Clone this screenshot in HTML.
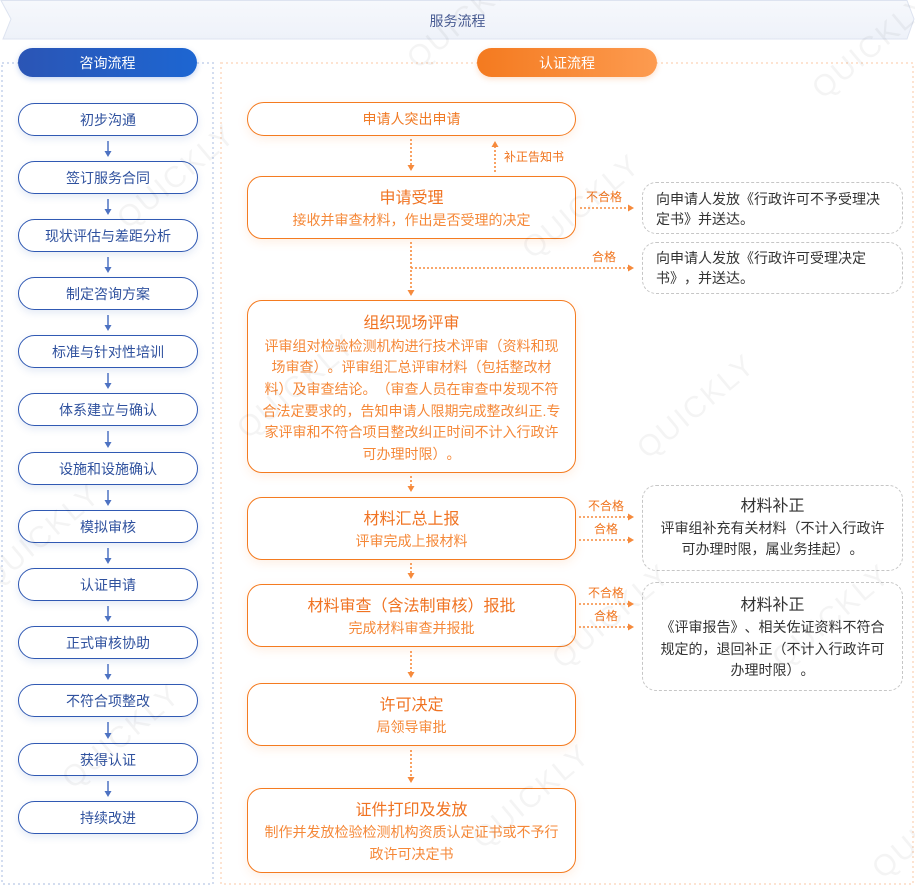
<!DOCTYPE html>
<html><head><meta charset="utf-8">
<style>
html,body{margin:0;padding:0;background:#fff;}
body{width:915px;height:886px;position:relative;overflow:hidden;font-family:"Liberation Sans","Noto Sans CJK SC",sans-serif;text-spacing-trim:space-all;font-feature-settings:"halt" 0,"chws" 0;}
.abs{position:absolute;box-sizing:border-box;}
.pill{position:absolute;height:29px;border-radius:15px;color:#fff;font-size:14px;display:flex;align-items:center;justify-content:center;}
.lb{position:absolute;left:18px;width:180px;height:33px;box-sizing:border-box;border:1.5px solid #3059b3;border-radius:17px;background:#fff;color:#2f519e;font-size:14px;display:flex;align-items:center;justify-content:center;box-shadow:0 3px 8px rgba(50,90,180,0.13);}
.ob{position:absolute;left:247px;width:329px;box-sizing:border-box;border:1.5px solid #f47b20;border-radius:15px;background:#fff;display:flex;flex-direction:column;align-items:center;justify-content:center;text-align:center;box-shadow:0 3px 10px rgba(245,130,50,0.13);padding-top:5px;}
.ob .t{font-size:16px;color:#f07322;line-height:22px;}
.ob .s{font-size:14px;color:#f58838;line-height:21.6px;}
.sb{position:absolute;left:642px;width:261px;box-sizing:border-box;border:1.5px dashed #c6c6c6;border-radius:14px;background:#fff;color:#333;font-size:14px;}
.lab{position:absolute;font-size:12px;color:#f0731c;line-height:14px;white-space:nowrap;}
.wm{position:absolute;font-size:30px;color:rgba(0,0,0,0.045);transform:rotate(-40deg);font-family:"Liberation Sans",sans-serif;letter-spacing:2px;white-space:nowrap;}
</style></head><body>

<svg class="abs" style="left:0;top:0" width="915" height="886">
  <defs>
    <linearGradient id="hg" x1="0" y1="0" x2="0" y2="1">
      <stop offset="0" stop-color="#f6f8fc"/><stop offset="1" stop-color="#eef2f9"/>
    </linearGradient>
  </defs>
  <polygon points="1,0.5 907,0.5 914,19 907,39 3,39 11,19" fill="url(#hg)" stroke="#dde3f0" stroke-width="1"/>
  <rect x="2" y="63" width="211" height="821" fill="none" stroke="#d3ddf0" stroke-width="2" stroke-dasharray="2 3"/>
  <rect x="221" y="63" width="692" height="821" fill="none" stroke="#fde3d1" stroke-width="2" stroke-dasharray="2 3"/>
</svg>

<div class="abs" style="left:0;top:11px;width:915px;text-align:center;font-size:14px;color:#4a5d94;line-height:20px;">服务流程</div>

<div class="pill" style="left:18px;top:48px;width:179px;background:linear-gradient(90deg,#2b55b5,#1d66d2);box-shadow:0 2px 6px rgba(30,90,200,0.25);">咨询流程</div>
<div class="pill" style="left:477px;top:48px;width:180px;background:linear-gradient(90deg,#f47a1f,#fd9b50);box-shadow:0 2px 6px rgba(245,130,50,0.25);">认证流程</div>

<!-- left column -->
<div class="lb" style="top:103px">初步沟通</div>
<div class="lb" style="top:161px">签订服务合同</div>
<div class="lb" style="top:219px">现状评估与差距分析</div>
<div class="lb" style="top:277px">制定咨询方案</div>
<div class="lb" style="top:335px">标准与针对性培训</div>
<div class="lb" style="top:393px">体系建立与确认</div>
<div class="lb" style="top:452px">设施和设施确认</div>
<div class="lb" style="top:510px">模拟审核</div>
<div class="lb" style="top:568px">认证申请</div>
<div class="lb" style="top:626px">正式审核协助</div>
<div class="lb" style="top:684px">不符合项整改</div>
<div class="lb" style="top:743px">获得认证</div>
<div class="lb" style="top:801px">持续改进</div>

<!-- right column -->
<div class="ob" style="top:102px;height:34px;border-radius:17px;padding-top:1px;"><div class="s" style="color:#f07a25;">申请人突出申请</div></div>
<div class="ob" style="top:176px;height:63px;"><div class="t">申请受理</div><div class="s">接收并审查材料，作出是否受理的决定</div></div>
<div class="ob" style="top:300px;height:173px;"><div class="t" style="margin-bottom:1px">组织现场评审</div><div class="s">评审组对检验检测机构进行技术评审（资料和现<br>场审查）。评审组汇总评审材料（包括整改材<br>料）及审查结论。（审查人员在审查中发现不符<br>合法定要求的，告知申请人限期完成整改纠正.专<br>家评审和不符合项目整改纠正时间不计入行政许<br>可办理时限）。</div></div>
<div class="ob" style="top:497px;height:63px;"><div class="t">材料汇总上报</div><div class="s">评审完成上报材料</div></div>
<div class="ob" style="top:584px;height:63px;"><div class="t">材料审查（含法制审核）报批</div><div class="s">完成材料审查并报批</div></div>
<div class="ob" style="top:683px;height:63px;"><div class="t">许可决定</div><div class="s">局领导审批</div></div>
<div class="ob" style="top:788px;height:85px;"><div class="t">证件打印及发放</div><div class="s">制作并发放检验检测机构资质认定证书或不予行<br>政许可决定书</div></div>

<!-- side boxes -->
<div class="sb" style="top:182px;height:52px;padding:7px 0 0 13px;line-height:19.5px;">向申请人发放《行政许可不予受理决<br>定书》并送达。</div>
<div class="sb" style="top:242px;height:52px;padding:6px 0 0 13px;line-height:19.5px;">向申请人发放《行政许可受理决定<br>书》，并送达。</div>
<div class="sb" style="top:485px;height:86px;text-align:center;padding-top:10px;line-height:20.5px;"><div style="font-size:16px;line-height:22px;">材料补正</div>评审组补充有关材料（不计入行政许<br>可办理时限，属业务挂起）。</div>
<div class="sb" style="top:582px;height:109px;text-align:center;padding-top:12px;line-height:21.5px;"><div style="font-size:16px;line-height:22px;">材料补正</div>《评审报告》、相关佐证资料不符合<br>规定的，退回补正（不计入行政许可<br>办理时限）。</div>

<!-- labels -->
<div class="lab" style="left:504px;top:150px;">补正告知书</div>
<div class="lab" style="left:586px;top:190px;">不合格</div>
<div class="lab" style="left:592px;top:250px;">合格</div>
<div class="lab" style="left:588px;top:499px;">不合格</div>
<div class="lab" style="left:594px;top:522px;">合格</div>
<div class="lab" style="left:588px;top:586px;">不合格</div>
<div class="lab" style="left:594px;top:609px;">合格</div>

<!-- watermarks -->
<div class="wm" style="left:395px;top:0px;">QUICKLY</div>
<div class="wm" style="left:800px;top:30px;">QUICKLY</div>
<div class="wm" style="left:105px;top:160px;">QUICKLY</div>
<div class="wm" style="left:510px;top:190px;">QUICKLY</div>
<div class="wm" style="left:225px;top:370px;">QUICKLY</div>
<div class="wm" style="left:625px;top:390px;">QUICKLY</div>
<div class="wm" style="left:-30px;top:520px;">QUICKLY</div>
<div class="wm" style="left:540px;top:600px;">QUICKLY</div>
<div class="wm" style="left:760px;top:600px;">QUICKLY</div>
<div class="wm" style="left:50px;top:720px;">QUICKLY</div>
<div class="wm" style="left:460px;top:780px;">QUICKLY</div>
<div class="wm" style="left:860px;top:810px;">QUICKLY</div>

<svg class="abs" style="left:0;top:0" width="915" height="886">
  <g stroke="#4d72c2" stroke-width="1.5" fill="#4d72c2">
    <line x1="108" y1="141" x2="108" y2="152"/><polygon points="104.5,151 111.5,151 108,157" stroke="none"/>
    <line x1="108" y1="199" x2="108" y2="210"/><polygon points="104.5,209 111.5,209 108,215" stroke="none"/>
    <line x1="108" y1="257" x2="108" y2="268"/><polygon points="104.5,267 111.5,267 108,273" stroke="none"/>
    <line x1="108" y1="315" x2="108" y2="326"/><polygon points="104.5,325 111.5,325 108,331" stroke="none"/>
    <line x1="108" y1="373" x2="108" y2="384"/><polygon points="104.5,383 111.5,383 108,389" stroke="none"/>
    <line x1="108" y1="431" x2="108" y2="443"/><polygon points="104.5,442 111.5,442 108,448" stroke="none"/>
    <line x1="108" y1="490" x2="108" y2="501"/><polygon points="104.5,500 111.5,500 108,506" stroke="none"/>
    <line x1="108" y1="548" x2="108" y2="559"/><polygon points="104.5,558 111.5,558 108,564" stroke="none"/>
    <line x1="108" y1="606" x2="108" y2="617"/><polygon points="104.5,616 111.5,616 108,622" stroke="none"/>
    <line x1="108" y1="664" x2="108" y2="675"/><polygon points="104.5,674 111.5,674 108,680" stroke="none"/>
    <line x1="108" y1="722" x2="108" y2="734"/><polygon points="104.5,733 111.5,733 108,739" stroke="none"/>
    <line x1="108" y1="781" x2="108" y2="792"/><polygon points="104.5,791 111.5,791 108,797" stroke="none"/>
  </g>
  <g stroke="#f68a3c" stroke-width="1.6" fill="#f68a3c" stroke-dasharray="2 2">
    <line x1="411" y1="139" x2="411" y2="166"/>
    <line x1="495" y1="172" x2="495" y2="146"/>
    <line x1="411" y1="242" x2="411" y2="291"/>
    <line x1="411" y1="268" x2="629" y2="268"/>
    <line x1="580" y1="208" x2="629" y2="208"/>
    <line x1="411" y1="476" x2="411" y2="487"/>
    <line x1="411" y1="563" x2="411" y2="574"/>
    <line x1="411" y1="651" x2="411" y2="673"/>
    <line x1="411" y1="750" x2="411" y2="778"/>
    <line x1="579" y1="517" x2="629" y2="517"/>
    <line x1="579" y1="540" x2="629" y2="540"/>
    <line x1="579" y1="604" x2="629" y2="604"/>
    <line x1="579" y1="627" x2="629" y2="627"/>
  </g>
  <g fill="#f68a3c">
    <polygon points="407.5,165 414.5,165 411,171"/>
    <polygon points="491.5,147 498.5,147 495,141"/>
    <polygon points="407.5,290 414.5,290 411,296"/>
    <polygon points="407.5,486 414.5,486 411,492"/>
    <polygon points="407.5,573 414.5,573 411,579"/>
    <polygon points="407.5,672 414.5,672 411,678"/>
    <polygon points="407.5,777 414.5,777 411,783"/>
    <polygon points="628,204.5 628,211.5 634,208"/>
    <polygon points="628,264.5 628,271.5 634,268"/>
    <polygon points="628,513.5 628,520.5 634,517"/>
    <polygon points="628,536.5 628,543.5 634,540"/>
    <polygon points="628,600.5 628,607.5 634,604"/>
    <polygon points="628,623.5 628,630.5 634,627"/>
  </g>
</svg>

</body></html>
# # # # # # #
Up to and including the line containing "</style></head><body>", repeat every line from the start of the data, but none of the pictures.

Clone this screenshot in HTML.
<!DOCTYPE html>
<html><head><meta charset="utf-8">
<style>
html,body{margin:0;padding:0;background:#fff;}
body{width:915px;height:886px;position:relative;overflow:hidden;font-family:"Liberation Sans","Noto Sans CJK SC",sans-serif;text-spacing-trim:space-all;font-feature-settings:"halt" 0,"chws" 0;}
.abs{position:absolute;box-sizing:border-box;}
.pill{position:absolute;height:29px;border-radius:15px;color:#fff;font-size:14px;display:flex;align-items:center;justify-content:center;}
.lb{position:absolute;left:18px;width:180px;height:33px;box-sizing:border-box;border:1.5px solid #3059b3;border-radius:17px;background:#fff;color:#2f519e;font-size:14px;display:flex;align-items:center;justify-content:center;box-shadow:0 3px 8px rgba(50,90,180,0.13);}
.ob{position:absolute;left:247px;width:329px;box-sizing:border-box;border:1.5px solid #f47b20;border-radius:15px;background:#fff;display:flex;flex-direction:column;align-items:center;justify-content:center;text-align:center;box-shadow:0 3px 10px rgba(245,130,50,0.13);padding-top:5px;}
.ob .t{font-size:16px;color:#f07322;line-height:22px;}
.ob .s{font-size:14px;color:#f58838;line-height:21.6px;}
.sb{position:absolute;left:642px;width:261px;box-sizing:border-box;border:1.5px dashed #c6c6c6;border-radius:14px;background:#fff;color:#333;font-size:14px;}
.lab{position:absolute;font-size:12px;color:#f0731c;line-height:14px;white-space:nowrap;}
.wm{position:absolute;font-size:30px;color:rgba(0,0,0,0.045);transform:rotate(-40deg);font-family:"Liberation Sans",sans-serif;letter-spacing:2px;white-space:nowrap;}
</style></head><body>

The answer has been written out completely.